Eduardo
Debe ser cosa del nombre, pero este príncipe británico más cercano a Marlowe que a Kipling, a Gandhi que a Lord Mountbatten, acaba de hacerle a su real casa un feo parejo al disgusto que, muchos años atrás, les proporcionó el también Eduardo duque de Windsor renunciando al trono por una divorciada. Aunque aquel caballero, pese al escándalo, consiguió reinar después de morir, pero en el Hola, que es, en definitiva, el único reino que no es de este mundo.Menudo disgusto para la real madre, que lleva toda una vida aguantando los sombreros de reglamento y ahora tiene que soportar que se le subleve, el nene y le rechace la cruz en versión varón dandi que le tenían preparada: o sea, la digna milicia que permite a los mozos de Buckingham Palace taparse las orejas típicamente dinásticas con un surtido de gorros nada despreciable y revalorizar su silueta con zarzueleros uniformes aptos para intimidar al populacho en las ceremonias oficiales.

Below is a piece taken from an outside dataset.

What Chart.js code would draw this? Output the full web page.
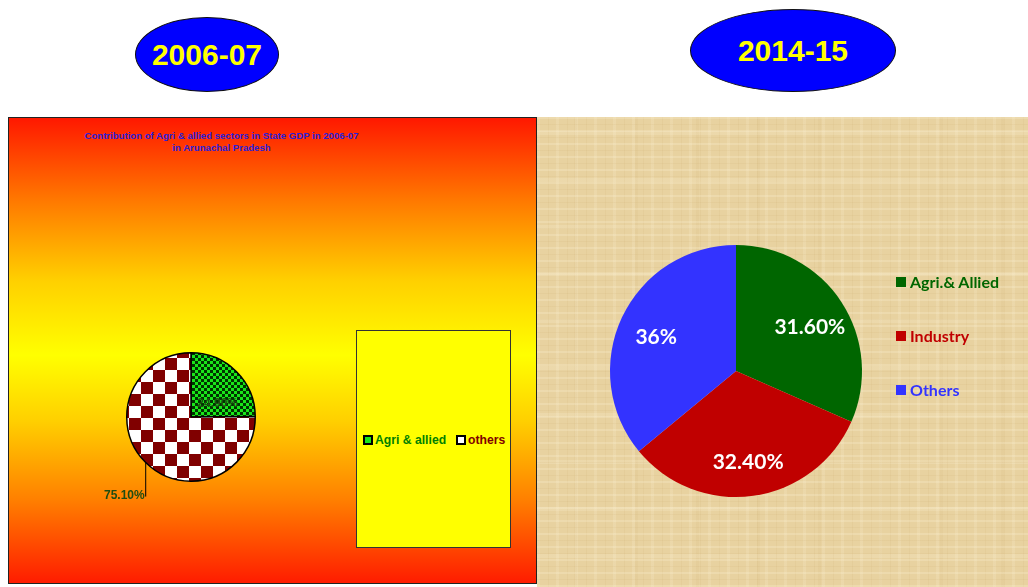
<!DOCTYPE html>
<html>
<head>
<meta charset="utf-8">
<script src="https://cdn.jsdelivr.net/npm/chart.js@4"></script>
<style>
  body { margin: 0; background: #fff; }
  #page { position: relative; width: 1028px; height: 587px; overflow: hidden; background: #fff; }
  .oval {
    position: absolute; background: #0000ff; border: 1px solid #111; border-radius: 50%;
    color: #ffff00; font: bold 30px "Liberation Sans", Arial, sans-serif;
    display: flex; align-items: center; justify-content: center; box-sizing: border-box;
  }
  #left {
    position: absolute; left: 8px; top: 117px; width: 529px; height: 467px; box-sizing: border-box;
    border: 1px solid #222;
    background: linear-gradient(to bottom, #ff1800 0%, #ff7a00 18%, #ffd000 35%, #ffff00 51%, #ffd000 65%, #ff8000 82%, #ff1c00 100%);
  }
  #right {
    position: absolute; left: 537px; top: 117px; width: 491px; height: 470px;
    background-color: #e8d2a0;
    background-image:
      repeating-linear-gradient(0deg, rgba(255,246,220,0.22) 0 2px, transparent 2px 7px, rgba(180,140,70,0.07) 7px 8px, transparent 8px 13px),
      repeating-linear-gradient(90deg, rgba(255,246,220,0.16) 0 3px, transparent 3px 11px, rgba(180,140,70,0.07) 11px 12px, transparent 12px 19px),
      repeating-linear-gradient(0deg, transparent 0 29px, rgba(255,246,220,0.18) 29px 33px, transparent 33px 47px),
      repeating-linear-gradient(90deg, transparent 0 37px, rgba(180,140,70,0.06) 37px 40px, transparent 40px 61px);
  }
  canvas { position: absolute; left: 0; top: 0; }
  #title06 {
    position: absolute; left: 0; top: 12px; width: 425px; text-align: center;
    font: bold 9.6px "Liberation Sans", Arial, sans-serif; color: #2a1fd8; line-height: 12px;
  }
  #legbox {
    position: absolute; left: 347px; top: 212px; width: 155px; height: 218px;
    background: #ffff00; border: 1px solid #333; box-sizing: border-box;
  }
  .lg1 { position: absolute; top: 315px; font: bold 12.2px "Liberation Sans", Arial, sans-serif; display: flex; align-items: center; }
  .lg1 i { display: inline-block; width: 6px; height: 6px; border: 2px solid #000; margin-right: 2px; }
  .lg2 { position: absolute; left: 359px; font: bold 16px Lato, "Open Sans", sans-serif; display: flex; align-items: center; }
  .lg2 i { display: inline-block; width: 10px; height: 10px; margin-right: 4px; }
</style>
</head>
<body>
<div id="page">
  <div class="oval" style="left:135px;top:17px;width:144px;height:75px;">2006-07</div>
  <div class="oval" style="left:690px;top:9px;width:206px;height:83px;">2014-15</div>

  <div id="left">
    <div id="title06">Contribution of Agri &amp; allied sectors in State GDP in 2006-07<br>in Arunachal Pradesh</div>
    <div id="legbox"></div>
    <div id="leg06"></div>
    <canvas id="pie06" width="527" height="465"></canvas>
  </div>

  <div id="right">
    <canvas id="pie14" width="491" height="470"></canvas>
    <div id="leg14"></div>
  </div>
</div>

<script>
  // 2006-07 data
  var labels06 = ["Agri & allied", "others"];
  var values06 = [24.9, 75.1];
  var text06 = ["24.90%", "75.10%"];
  var legendColors06 = ["#008000", "#800000"];

  // 2014-15 data
  var labels14 = ["Agri.& Allied", "Industry", "Others"];
  var values14 = [31.6, 32.4, 36];
  var text14 = ["31.60%", "32.40%", "36%"];
  var colors14 = ["#006600", "#c00000", "#3333ff"];

  function checker(size, a, b) {
    var c = document.createElement("canvas");
    c.width = size * 2;
    c.height = size * 2;
    var x = c.getContext("2d");
    x.fillStyle = a;
    x.fillRect(0, 0, size * 2, size * 2);
    x.fillStyle = b;
    x.fillRect(size, 0, size, size);
    x.fillRect(0, size, size, size);
    return x.createPattern(c, "repeat");
  }

  function init() {
    var ctx06 = document.getElementById("pie06").getContext("2d");
    var patterns06 = [checker(3, "#19e619", "#003300"), checker(12, "#ffffff", "#800000")];
    var legendSwatch06 = ["#19e619", "#ffffff"];

    // legend of the old chart
    var leg06 = document.getElementById("leg06");
    var lx = [354, 447];
    labels06.forEach(function (l, i) {
      var d = document.createElement("div");
      d.className = "lg1";
      d.style.left = lx[i] + "px";
      d.style.color = legendColors06[i];
      d.innerHTML = '<i style="background:' + legendSwatch06[i] + '"></i>' + l;
      leg06.appendChild(d);
    });

    var labels06Plugin = {
      id: "labels06",
      afterDatasetsDraw: function (chart) {
        var c = chart.ctx;
        var arcs = chart.getDatasetMeta(0).data;
        c.save();
        c.font = "bold 12px 'Liberation Sans', Arial, sans-serif";
        c.fillStyle = "#1f4d12";
        // label inside the small slice
        var p = arcs[0].tooltipPosition();
        c.textAlign = "center";
        c.textBaseline = "middle";
        c.fillText(text06[0], p.x + 4, p.y + 9);
        // label outside with leader line
        var a = arcs[1];
        var mid = (a.startAngle + a.endAngle) / 2;
        var sx = a.x + a.outerRadius * Math.cos(mid);
        var sy = a.y + a.outerRadius * Math.sin(mid);
        c.strokeStyle = "#000";
        c.lineWidth = 1;
        c.beginPath();
        c.moveTo(sx, sy);
        c.lineTo(sx, sy + 34);
        c.stroke();
        c.textAlign = "right";
        c.textBaseline = "alphabetic";
        c.fillText(text06[1], sx - 1, sy + 36);
        c.restore();
      },
    };

    new Chart(ctx06, {
      type: "pie",
      data: {
        labels: labels06,
        datasets: [
          {
            data: values06,
            backgroundColor: patterns06,
            borderColor: "#000",
            borderWidth: 1.5,
          },
        ],
      },
      options: {
        responsive: false,
        animation: false,
        devicePixelRatio: 1,
        layout: { padding: { left: 117, right: 280, top: 234, bottom: 101 } },
        plugins: { legend: { display: false }, tooltip: { enabled: false } },
      },
      plugins: [labels06Plugin],
    });

    // legend of the new chart
    var leg14 = document.getElementById("leg14");
    var ly = [165, 219, 273];
    labels14.forEach(function (l, i) {
      var d = document.createElement("div");
      d.className = "lg2";
      d.style.top = ly[i] - 10 + "px";
      d.style.color = colors14[i];
      d.innerHTML = '<i style="background:' + colors14[i] + '"></i>' + l;
      leg14.appendChild(d);
    });

    var labels14Plugin = {
      id: "labels14",
      afterDatasetsDraw: function (chart) {
        var c = chart.ctx;
        var arcs = chart.getDatasetMeta(0).data;
        c.save();
        c.font = "bold 21px Lato, 'Open Sans', sans-serif";
        c.fillStyle = "#fff";
        c.textAlign = "center";
        c.textBaseline = "middle";
        arcs.forEach(function (a, i) {
          var mid = (a.startAngle + a.endAngle) / 2;
          var r = a.outerRadius * 0.7;
          c.fillText(text14[i], a.x + r * Math.cos(mid), a.y + r * Math.sin(mid) + 4);
        });
        c.restore();
      },
    };

    new Chart(document.getElementById("pie14"), {
      type: "pie",
      data: {
        labels: labels14,
        datasets: [
          {
            data: values14,
            backgroundColor: colors14,
            borderWidth: 0,
          },
        ],
      },
      options: {
        responsive: false,
        animation: false,
        devicePixelRatio: 1,
        layout: { padding: { left: 73, right: 166, top: 128, bottom: 90 } },
        plugins: { legend: { display: false }, tooltip: { enabled: false } },
      },
      plugins: [labels14Plugin],
    });
  }

  document.addEventListener("DOMContentLoaded", init);
</script>
</body>
</html>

El escaqueo de Eduardo es, a su vez, una afrenta para lady Di y lady Sarah, que en ningún momento trataron de evadir su fatal destino de perchas consortes poniéndose a régimen y a parir, sucesivamente. Los caballos reales también tienen que llevarlo fatal, hechos como están, los pobres, a que los monten Ana y Mark para acabar de completar el cuadro.
No obstante, los comentarios desatados estos últimos días en torno a la decisión del joven han sido demasiado crueles. Despiadados. Sin consideración para el pesar profundo que, estoy segura, él mismo ha tenido que experimentar en sus principescas carnes. Pues siendo la de Eduardo, según parece, una vocación decididamente teatral, no sin pesar debe de haber renunciado a los entorchados, penachos, condecoraciones y ribetes que el variopinto vestuario militar le proporcionaba.
Sin contar con el redoble de tambores, los trompetazos y otras algarabías que lo castrense ofrece para la puesta en escena, y que un simple particular no puede costearse cuando quiere impresionar al respetable.